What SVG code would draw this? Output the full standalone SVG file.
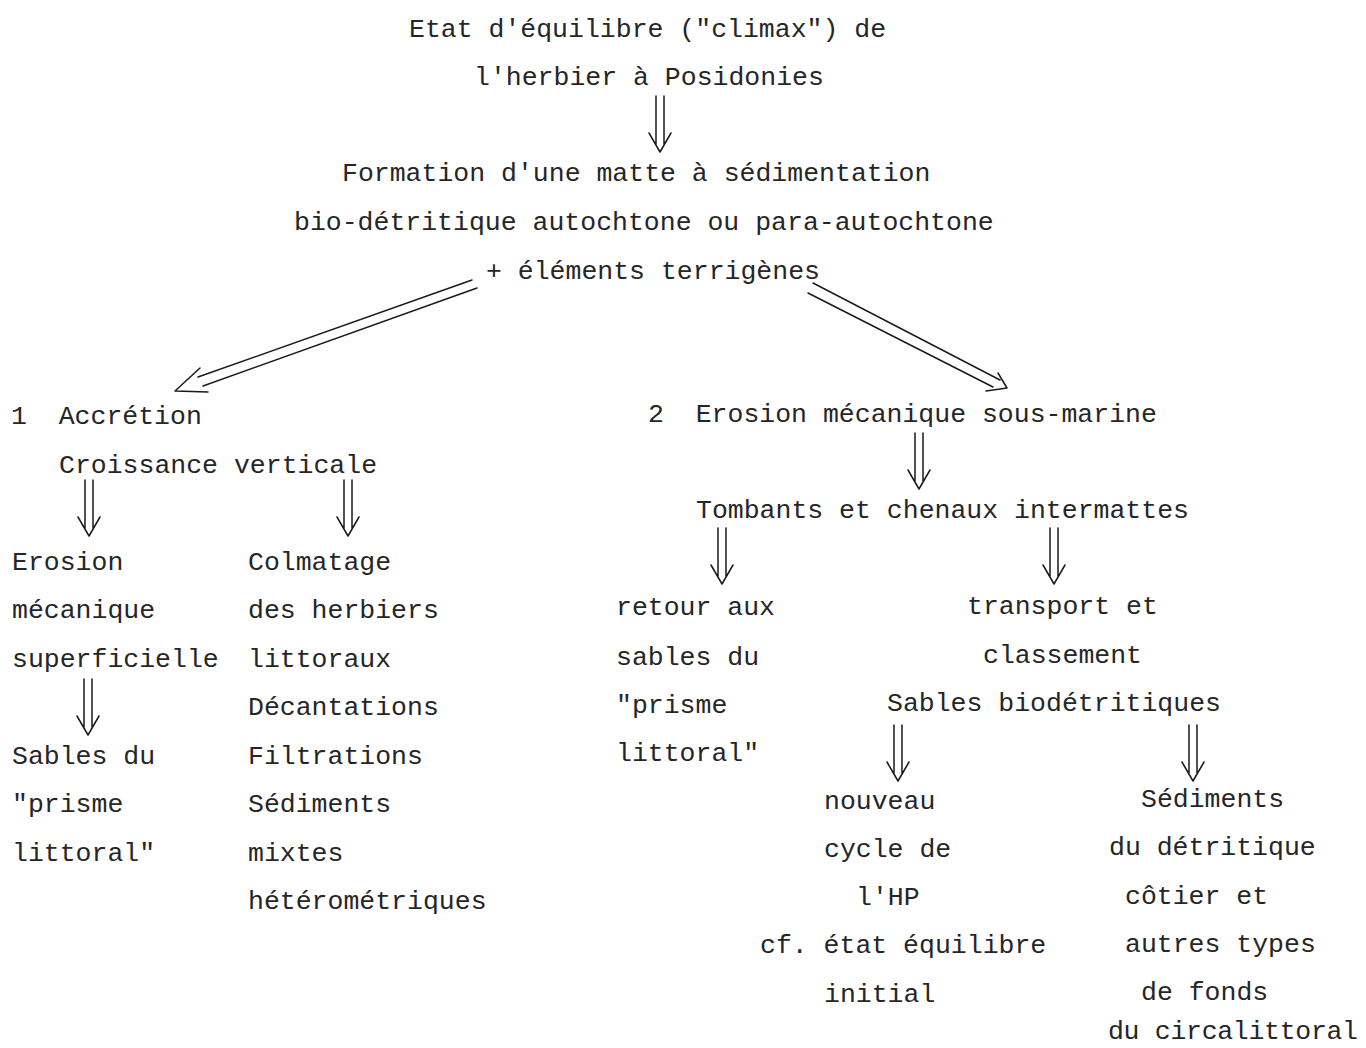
<svg xmlns="http://www.w3.org/2000/svg" width="1366" height="1048" viewBox="0 0 1366 1048">
<style>
text{font-family:"Liberation Mono","DejaVu Sans Mono",monospace;font-size:26.5px;fill:#262626}
.ln{fill:none;stroke:#1a1a1a;stroke-width:1.5;stroke-linecap:round;stroke-linejoin:round}
</style>
<defs>
<path id="dn" class="ln" d="M-4,0 V48 M4,0 V48 M-11,37 L0,56 L11,37"/>
</defs>
<rect width="1366" height="1048" fill="#fff"/>
<g id="n-climax">
<text x="409" y="37">Etat d'équilibre ("climax") de</text>
<text x="474" y="85">l'herbier à Posidonies</text>
</g>
<g id="n-matte">
<text x="342" y="181">Formation d'une matte à sédimentation</text>
<text x="294" y="230">bio-détritique autochtone ou para-autochtone</text>
<text x="486" y="279">+ éléments terrigènes</text>
</g>
<g id="n-accretion">
<text x="11" y="424" xml:space="preserve">1  Accrétion</text>
<text x="59" y="473">Croissance verticale</text>
</g>
<g id="n-erosion-sup">
<text x="12" y="570">Erosion</text>
<text x="12" y="618">mécanique</text>
<text x="12" y="667">superficielle</text>
</g>
<g id="n-sables-prisme">
<text x="12" y="764">Sables du</text>
<text x="12" y="812">"prisme</text>
<text x="12" y="861">littoral"</text>
</g>
<g id="n-colmatage">
<text x="248" y="570">Colmatage</text>
<text x="248" y="618">des herbiers</text>
<text x="248" y="667">littoraux</text>
<text x="248" y="715">Décantations</text>
<text x="248" y="764">Filtrations</text>
<text x="248" y="812">Sédiments</text>
<text x="248" y="861">mixtes</text>
<text x="248" y="909">hétérométriques</text>
</g>
<g id="n-erosion-sm">
<text x="648" y="422" xml:space="preserve">2  Erosion mécanique sous-marine</text>
</g>
<g id="n-tombants">
<text x="696" y="518">Tombants et chenaux intermattes</text>
</g>
<g id="n-retour">
<text x="616" y="615">retour aux</text>
<text x="616" y="665">sables du</text>
<text x="616" y="713">"prisme</text>
<text x="616" y="761">littoral"</text>
</g>
<g id="n-transport">
<text x="967" y="614">transport et</text>
<text x="983" y="663">classement</text>
<text x="887" y="711">Sables biodétritiques</text>
</g>
<g id="n-nouveau">
<text x="824" y="809">nouveau</text>
<text x="824" y="857">cycle de</text>
<text x="856" y="905">l'HP</text>
<text x="760" y="953">cf. état équilibre</text>
<text x="824" y="1002">initial</text>
</g>
<g id="n-sediments">
<text x="1141" y="807">Sédiments</text>
<text x="1109" y="855">du détritique</text>
<text x="1125" y="904">côtier et</text>
<text x="1125" y="952">autres types</text>
<text x="1141" y="1000">de fonds</text>
<text x="1108" y="1039" textLength="250" lengthAdjust="spacing">du circalittoral</text>
</g>
<g id="connectors">
<use href="#dn" x="660" y="96"/>
<path class="ln" d="M472,280 L198,377 M477,288 L203,386 M200,368 L175,391 L208,392"/>
<path class="ln" d="M813,283 L1000,380 M808,293 L993,387 M998,373 L1007,388 L986,391"/>
<use href="#dn" x="89" y="480"/>
<use href="#dn" x="348" y="480"/>
<use href="#dn" x="88" y="679"/>
<use href="#dn" x="919" y="433"/>
<use href="#dn" x="722" y="528"/>
<use href="#dn" x="1054" y="528"/>
<use href="#dn" x="898" y="725"/>
<use href="#dn" x="1193" y="725"/>
</g>
</svg>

++++++++

All the lines above are to be reproduced exactly, except the pictures.

*RESULT OF THE EXERCISE*:
What SVG code would draw this? Output the full standalone SVG file.
<svg xmlns="http://www.w3.org/2000/svg" width="1366" height="1048" viewBox="0 0 1366 1048">
<style>
text{font-family:"Liberation Mono","DejaVu Sans Mono",monospace;font-size:26.5px;fill:#262626}
.ln{fill:none;stroke:#1a1a1a;stroke-width:1.5;stroke-linecap:round;stroke-linejoin:round}
</style>
<defs>
<path id="dn" class="ln" d="M-4,0 V48 M4,0 V48 M-11,37 L0,56 L11,37"/>
</defs>
<rect width="1366" height="1048" fill="#fff"/>
<g id="n-climax">
<text x="409" y="37">Etat d'équilibre ("climax") de</text>
<text x="474" y="85">l'herbier à Posidonies</text>
</g>
<g id="n-matte">
<text x="342" y="181">Formation d'une matte à sédimentation</text>
<text x="294" y="230">bio-détritique autochtone ou para-autochtone</text>
<text x="486" y="279">+ éléments terrigènes</text>
</g>
<g id="n-accretion">
<text x="11" y="424" xml:space="preserve">1  Accrétion</text>
<text x="59" y="473">Croissance verticale</text>
</g>
<g id="n-erosion-sup">
<text x="12" y="570">Erosion</text>
<text x="12" y="618">mécanique</text>
<text x="12" y="667">superficielle</text>
</g>
<g id="n-sables-prisme">
<text x="12" y="764">Sables du</text>
<text x="12" y="812">"prisme</text>
<text x="12" y="861">littoral"</text>
</g>
<g id="n-colmatage">
<text x="248" y="570">Colmatage</text>
<text x="248" y="618">des herbiers</text>
<text x="248" y="667">littoraux</text>
<text x="248" y="715">Décantations</text>
<text x="248" y="764">Filtrations</text>
<text x="248" y="812">Sédiments</text>
<text x="248" y="861">mixtes</text>
<text x="248" y="909">hétérométriques</text>
</g>
<g id="n-erosion-sm">
<text x="648" y="422" xml:space="preserve">2  Erosion mécanique sous-marine</text>
</g>
<g id="n-tombants">
<text x="696" y="518">Tombants et chenaux intermattes</text>
</g>
<g id="n-retour">
<text x="616" y="615">retour aux</text>
<text x="616" y="665">sables du</text>
<text x="616" y="713">"prisme</text>
<text x="616" y="761">littoral"</text>
</g>
<g id="n-transport">
<text x="967" y="614">transport et</text>
<text x="983" y="663">classement</text>
<text x="887" y="711">Sables biodétritiques</text>
</g>
<g id="n-nouveau">
<text x="824" y="809">nouveau</text>
<text x="824" y="857">cycle de</text>
<text x="856" y="905">l'HP</text>
<text x="760" y="953">cf. état équilibre</text>
<text x="824" y="1002">initial</text>
</g>
<g id="n-sediments">
<text x="1141" y="807">Sédiments</text>
<text x="1109" y="855">du détritique</text>
<text x="1125" y="904">côtier et</text>
<text x="1125" y="952">autres types</text>
<text x="1141" y="1000">de fonds</text>
<text x="1108" y="1039" textLength="250" lengthAdjust="spacing">du circalittoral</text>
</g>
<g id="connectors">
<use href="#dn" x="660" y="96"/>
<path class="ln" d="M472,280 L198,377 M477,288 L203,386 M200,368 L175,391 L208,392"/>
<path class="ln" d="M813,283 L1000,380 M808,293 L993,387 M998,373 L1007,388 L986,391"/>
<use href="#dn" x="89" y="480"/>
<use href="#dn" x="348" y="480"/>
<use href="#dn" x="88" y="679"/>
<use href="#dn" x="919" y="433"/>
<use href="#dn" x="722" y="528"/>
<use href="#dn" x="1054" y="528"/>
<use href="#dn" x="898" y="725"/>
<use href="#dn" x="1193" y="725"/>
</g>
</svg>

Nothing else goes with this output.